余秋雨先生寫《蘇東坡突圍》時,有這樣的句子:“引導千古杰作的前奏已鳴響,一道神秘的天光射向黃州,《念奴嬌·赤壁懷古》和前、后《赤壁賦》馬上就要產生。”蘇東坡遇到的機緣,是黃州的落寞,是落寞中的淡然與靜定。余秋雨用心靈之筆去梳洗蘇東坡的心靈,這種“遇”本身就是超越時空的握手。
北京大學教授錢理群說過,讀書用“心”去讀,才能超越時空,以你之心與作者之心、作品人物之心“相遇”,然后是交流、撞擊。設身處地去感受、體驗他們的境遇、真實的歡樂與痛苦,用自己的想象去補充、發展作品提供的藝術空間,品味作品的意境,思考作品的靈魂,才是最迷人的事情。
是的,讀書的藝術,在很大程度上就是在書中“相遇”自己的心儀之人之物之境,相當于旅游中的訪友、賞景和頓悟。深入地讀書,也跟戀愛一樣,需要忠于自己喜愛的作者,選擇和自己心靈有契合、有親和的獨妙情境。所以,讀書讀得好主要在于“遇”而不在于“求”。
當然,放下自己的全身心去“求”,也可從“求”轉變成“遇”。譬如,很多人對經典作品不在意,而當你硬著頭皮抱著“求學”的態度去領受。
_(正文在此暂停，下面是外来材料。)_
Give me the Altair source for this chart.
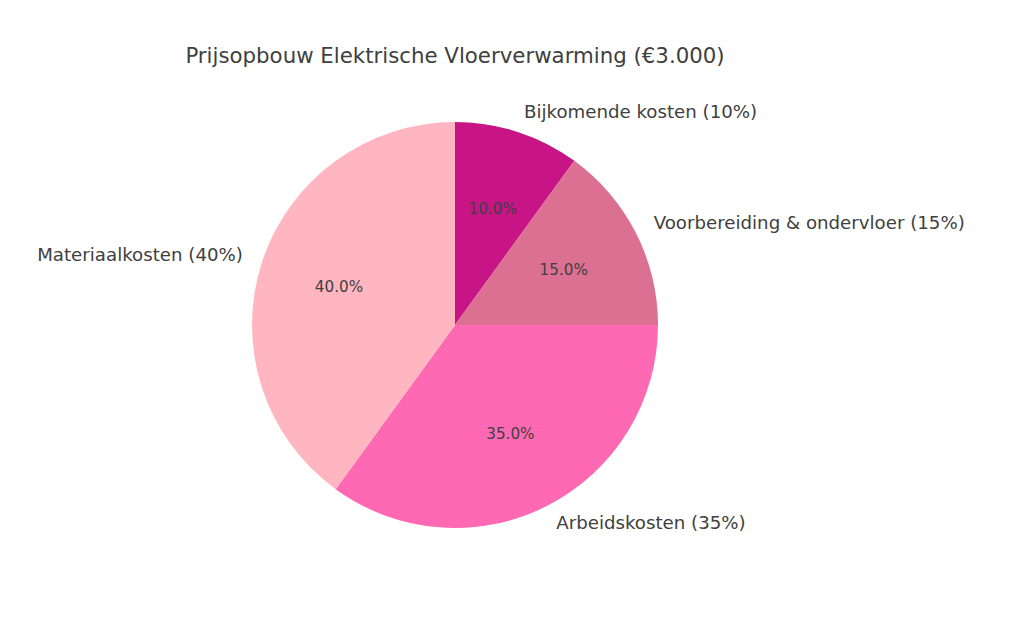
import altair as alt
import pandas as pd

categories = ["Bijkomende kosten", "Voorbereiding & ondervloer", "Arbeidskosten", "Materiaalkosten"]
values = [10, 15, 35, 40]
colors = ["#C71585", "#DB7093", "#FF69B4", "#FFB6C1"]

total = sum(values)
rows = []
cum = 0
for i, (c, v) in enumerate(zip(categories, values)):
    mid = (cum + v / 2) / total
    cum += v
    side = "right" if mid < 0.5 else "left"
    rows.append({
        "cat": c,
        "value": v,
        "order": i,
        "label": f"{c} ({v}%)",
        "pct": f"{v / total * 100:.1f}%",
        "side": side,
    })
df = pd.DataFrame(rows)

FONT = "DejaVu Sans"
TXT = "#404040"

base = alt.Chart(df).encode(
    theta=alt.Theta("value:Q", stack=True),
    order=alt.Order("order:Q"),
)

arcs = base.mark_arc(stroke=None).encode(
    color=alt.Color("cat:N", scale=alt.Scale(domain=categories, range=colors), legend=None),
)

pct = base.mark_text(radius=122, font=FONT, fontSize=15.2, color=TXT).encode(text="pct:N")

lab_right = base.mark_text(radius=223, font=FONT, fontSize=18.2, color=TXT, align="left", baseline="middle").encode(
    text=alt.Text("rlabel:N")
).transform_calculate(rlabel="datum.side == 'right' ? datum.label : ''")

lab_left = base.mark_text(radius=223, font=FONT, fontSize=18.2, color=TXT, align="right", baseline="middle").encode(
    text=alt.Text("llabel:N")
).transform_calculate(llabel="datum.side == 'left' ? datum.label : ''")

chart = alt.layer(arcs, pct, lab_right, lab_left).properties(
    width=406,
    height=406,
    padding={"left": 244, "top": 114, "right": 340, "bottom": 80},
    autosize=alt.AutoSizeParams(type="none"),
    title=alt.TitleParams(
        "Prijsopbouw Elektrische Vloerverwarming (€3.000)",
        font=FONT, fontSize=21.3, fontWeight="normal", color=TXT,
        anchor="middle", frame="group", offset=36,
    ),
).configure_view(stroke=None)

chart.save("out.html", embed_options={"renderer": "svg", "actions": False})
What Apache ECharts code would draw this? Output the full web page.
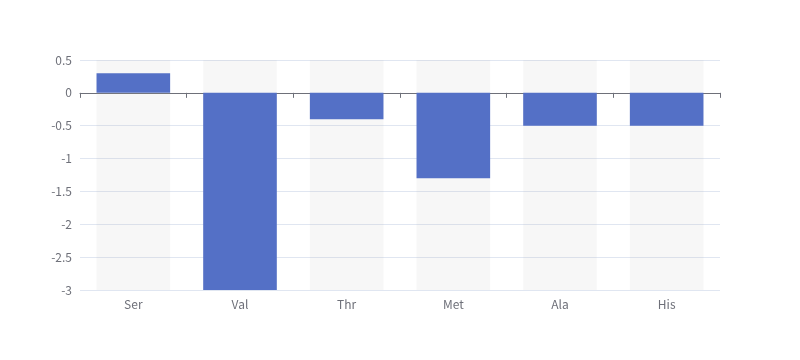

慢慢領受下去,也會進入作者的心靈,人生的得意或坎坷都會與你“相遇”。因為,那些經典名著幾乎無一例外地寫盡艱難曲折的人生歷程,那是弱者的奮斗、個人的痛苦以及對人生的執著追問。文字猶如玉石一樣進入內心,才會慢慢化入精神的基石。
著名作家張煒說,在“相遇”的閱讀中,通常一個生命會移植到另一個生命之中去,并自由地延伸下去。雖兩個時空相距遙遠,極可能是幾百年或幾千年的間隔,這會兒卻能在閱讀者的心中無礙地、自然而然地交織在一起。時光雖匆促,但卻以這種方式留駐下來,投射到另一個生命身上。
閱讀的奧秘在于讀到了什么意蘊,如果沒有意會另一個時空里的情緒糾葛,沒有你在這個時空的心靈感動,它們不能相互交錯,說明這種“遇”的程度尚淺,還不能成為最美麗、最神奇的“神交”。
在數千年不計其數的語言和書籍交織成的斑斕錦緞中,總會有一些中意、鐘情甚至心有靈犀的“相遇”,讀者與作者的神思會呈現出一種奇妙的對接,有時是電石火花的心靈頓悟,有時是極其崇高的超現實幻象。因這種“相遇”,讀者的頭腦更聰慧、睿智,眼睛更明亮、深邃,作者對已經、未知世界的發現與開掘,完全能轉化為讀者頭腦中的精神力量,讀者也可以洞見往昔生命永不消亡的美和魅力。